**Material for the task**.

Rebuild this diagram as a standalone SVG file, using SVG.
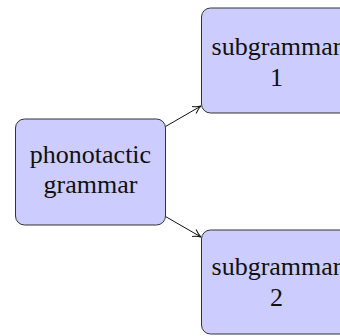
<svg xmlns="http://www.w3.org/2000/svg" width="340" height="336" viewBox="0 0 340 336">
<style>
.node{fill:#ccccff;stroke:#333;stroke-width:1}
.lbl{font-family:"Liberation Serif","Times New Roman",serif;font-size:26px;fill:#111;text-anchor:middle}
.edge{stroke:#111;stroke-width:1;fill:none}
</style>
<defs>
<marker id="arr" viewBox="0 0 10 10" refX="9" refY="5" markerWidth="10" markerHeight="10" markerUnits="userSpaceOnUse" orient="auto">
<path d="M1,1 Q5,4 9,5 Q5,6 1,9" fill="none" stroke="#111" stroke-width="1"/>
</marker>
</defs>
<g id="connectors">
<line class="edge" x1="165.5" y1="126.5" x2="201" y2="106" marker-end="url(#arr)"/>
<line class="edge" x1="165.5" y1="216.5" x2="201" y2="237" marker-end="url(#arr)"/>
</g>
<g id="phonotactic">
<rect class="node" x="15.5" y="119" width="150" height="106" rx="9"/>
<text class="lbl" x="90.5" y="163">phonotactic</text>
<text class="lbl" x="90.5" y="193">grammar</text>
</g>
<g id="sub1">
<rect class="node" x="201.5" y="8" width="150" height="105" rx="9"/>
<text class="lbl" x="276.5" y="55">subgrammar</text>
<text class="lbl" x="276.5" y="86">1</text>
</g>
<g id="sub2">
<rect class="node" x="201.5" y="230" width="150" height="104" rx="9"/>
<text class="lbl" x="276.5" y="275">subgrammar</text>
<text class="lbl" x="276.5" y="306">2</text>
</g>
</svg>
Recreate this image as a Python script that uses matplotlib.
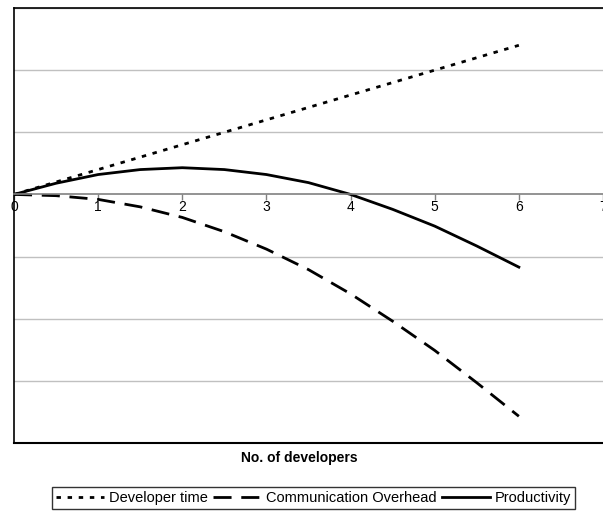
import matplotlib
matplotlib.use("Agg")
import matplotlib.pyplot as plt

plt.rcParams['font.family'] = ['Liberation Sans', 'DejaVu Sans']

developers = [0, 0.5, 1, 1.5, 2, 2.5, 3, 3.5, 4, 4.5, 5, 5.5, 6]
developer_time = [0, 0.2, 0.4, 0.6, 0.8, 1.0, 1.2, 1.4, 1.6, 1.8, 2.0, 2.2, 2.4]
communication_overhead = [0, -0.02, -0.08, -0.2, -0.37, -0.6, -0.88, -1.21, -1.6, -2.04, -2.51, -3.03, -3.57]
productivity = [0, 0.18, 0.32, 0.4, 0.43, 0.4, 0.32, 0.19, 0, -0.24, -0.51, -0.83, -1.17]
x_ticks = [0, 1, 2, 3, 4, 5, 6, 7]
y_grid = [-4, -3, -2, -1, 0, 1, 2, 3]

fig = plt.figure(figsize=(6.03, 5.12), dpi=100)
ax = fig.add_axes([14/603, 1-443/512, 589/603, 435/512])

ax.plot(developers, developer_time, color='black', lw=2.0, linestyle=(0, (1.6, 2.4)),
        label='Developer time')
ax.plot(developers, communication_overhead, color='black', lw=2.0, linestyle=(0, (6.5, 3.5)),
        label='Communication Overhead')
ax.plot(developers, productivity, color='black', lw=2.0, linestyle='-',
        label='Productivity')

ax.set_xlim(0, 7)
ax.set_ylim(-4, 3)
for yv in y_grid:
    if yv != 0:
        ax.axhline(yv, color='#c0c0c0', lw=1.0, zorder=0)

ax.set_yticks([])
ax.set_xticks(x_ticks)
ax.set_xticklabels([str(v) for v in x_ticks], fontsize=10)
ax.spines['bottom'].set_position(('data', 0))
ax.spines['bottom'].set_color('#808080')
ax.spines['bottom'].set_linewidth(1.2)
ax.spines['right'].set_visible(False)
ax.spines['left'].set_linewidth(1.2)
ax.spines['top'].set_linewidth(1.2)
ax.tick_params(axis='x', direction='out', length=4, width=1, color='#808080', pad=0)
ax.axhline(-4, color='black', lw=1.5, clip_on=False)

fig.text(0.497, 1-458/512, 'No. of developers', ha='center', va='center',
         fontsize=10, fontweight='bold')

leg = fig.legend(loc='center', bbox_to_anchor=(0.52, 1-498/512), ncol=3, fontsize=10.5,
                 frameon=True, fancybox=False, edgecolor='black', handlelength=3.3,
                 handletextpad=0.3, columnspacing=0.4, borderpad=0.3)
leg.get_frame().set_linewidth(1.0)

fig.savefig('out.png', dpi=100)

**What you need to do**.
Quote the data exactly, leaving every image out of the copy.

**Task answer**.
Rebuild this diagram as a standalone SVG file, using SVG.
<svg xmlns="http://www.w3.org/2000/svg" width="340" height="336" viewBox="0 0 340 336">
<style>
.node{fill:#ccccff;stroke:#333;stroke-width:1}
.lbl{font-family:"Liberation Serif","Times New Roman",serif;font-size:26px;fill:#111;text-anchor:middle}
.edge{stroke:#111;stroke-width:1;fill:none}
</style>
<defs>
<marker id="arr" viewBox="0 0 10 10" refX="9" refY="5" markerWidth="10" markerHeight="10" markerUnits="userSpaceOnUse" orient="auto">
<path d="M1,1 Q5,4 9,5 Q5,6 1,9" fill="none" stroke="#111" stroke-width="1"/>
</marker>
</defs>
<g id="connectors">
<line class="edge" x1="165.5" y1="126.5" x2="201" y2="106" marker-end="url(#arr)"/>
<line class="edge" x1="165.5" y1="216.5" x2="201" y2="237" marker-end="url(#arr)"/>
</g>
<g id="phonotactic">
<rect class="node" x="15.5" y="119" width="150" height="106" rx="9"/>
<text class="lbl" x="90.5" y="163">phonotactic</text>
<text class="lbl" x="90.5" y="193">grammar</text>
</g>
<g id="sub1">
<rect class="node" x="201.5" y="8" width="150" height="105" rx="9"/>
<text class="lbl" x="276.5" y="55">subgrammar</text>
<text class="lbl" x="276.5" y="86">1</text>
</g>
<g id="sub2">
<rect class="node" x="201.5" y="230" width="150" height="104" rx="9"/>
<text class="lbl" x="276.5" y="275">subgrammar</text>
<text class="lbl" x="276.5" y="306">2</text>
</g>
</svg>
Recreate this image as a Python script that uses matplotlib.
import matplotlib
matplotlib.use("Agg")
import matplotlib.pyplot as plt

plt.rcParams['font.family'] = ['Liberation Sans', 'DejaVu Sans']

developers = [0, 0.5, 1, 1.5, 2, 2.5, 3, 3.5, 4, 4.5, 5, 5.5, 6]
developer_time = [0, 0.2, 0.4, 0.6, 0.8, 1.0, 1.2, 1.4, 1.6, 1.8, 2.0, 2.2, 2.4]
communication_overhead = [0, -0.02, -0.08, -0.2, -0.37, -0.6, -0.88, -1.21, -1.6, -2.04, -2.51, -3.03, -3.57]
productivity = [0, 0.18, 0.32, 0.4, 0.43, 0.4, 0.32, 0.19, 0, -0.24, -0.51, -0.83, -1.17]
x_ticks = [0, 1, 2, 3, 4, 5, 6, 7]
y_grid = [-4, -3, -2, -1, 0, 1, 2, 3]

fig = plt.figure(figsize=(6.03, 5.12), dpi=100)
ax = fig.add_axes([14/603, 1-443/512, 589/603, 435/512])

ax.plot(developers, developer_time, color='black', lw=2.0, linestyle=(0, (1.6, 2.4)),
        label='Developer time')
ax.plot(developers, communication_overhead, color='black', lw=2.0, linestyle=(0, (6.5, 3.5)),
        label='Communication Overhead')
ax.plot(developers, productivity, color='black', lw=2.0, linestyle='-',
        label='Productivity')

ax.set_xlim(0, 7)
ax.set_ylim(-4, 3)
for yv in y_grid:
    if yv != 0:
        ax.axhline(yv, color='#c0c0c0', lw=1.0, zorder=0)

ax.set_yticks([])
ax.set_xticks(x_ticks)
ax.set_xticklabels([str(v) for v in x_ticks], fontsize=10)
ax.spines['bottom'].set_position(('data', 0))
ax.spines['bottom'].set_color('#808080')
ax.spines['bottom'].set_linewidth(1.2)
ax.spines['right'].set_visible(False)
ax.spines['left'].set_linewidth(1.2)
ax.spines['top'].set_linewidth(1.2)
ax.tick_params(axis='x', direction='out', length=4, width=1, color='#808080', pad=0)
ax.axhline(-4, color='black', lw=1.5, clip_on=False)

fig.text(0.497, 1-458/512, 'No. of developers', ha='center', va='center',
         fontsize=10, fontweight='bold')

leg = fig.legend(loc='center', bbox_to_anchor=(0.52, 1-498/512), ncol=3, fontsize=10.5,
                 frameon=True, fancybox=False, edgecolor='black', handlelength=3.3,
                 handletextpad=0.3, columnspacing=0.4, borderpad=0.3)
leg.get_frame().set_linewidth(1.0)

fig.savefig('out.png', dpi=100)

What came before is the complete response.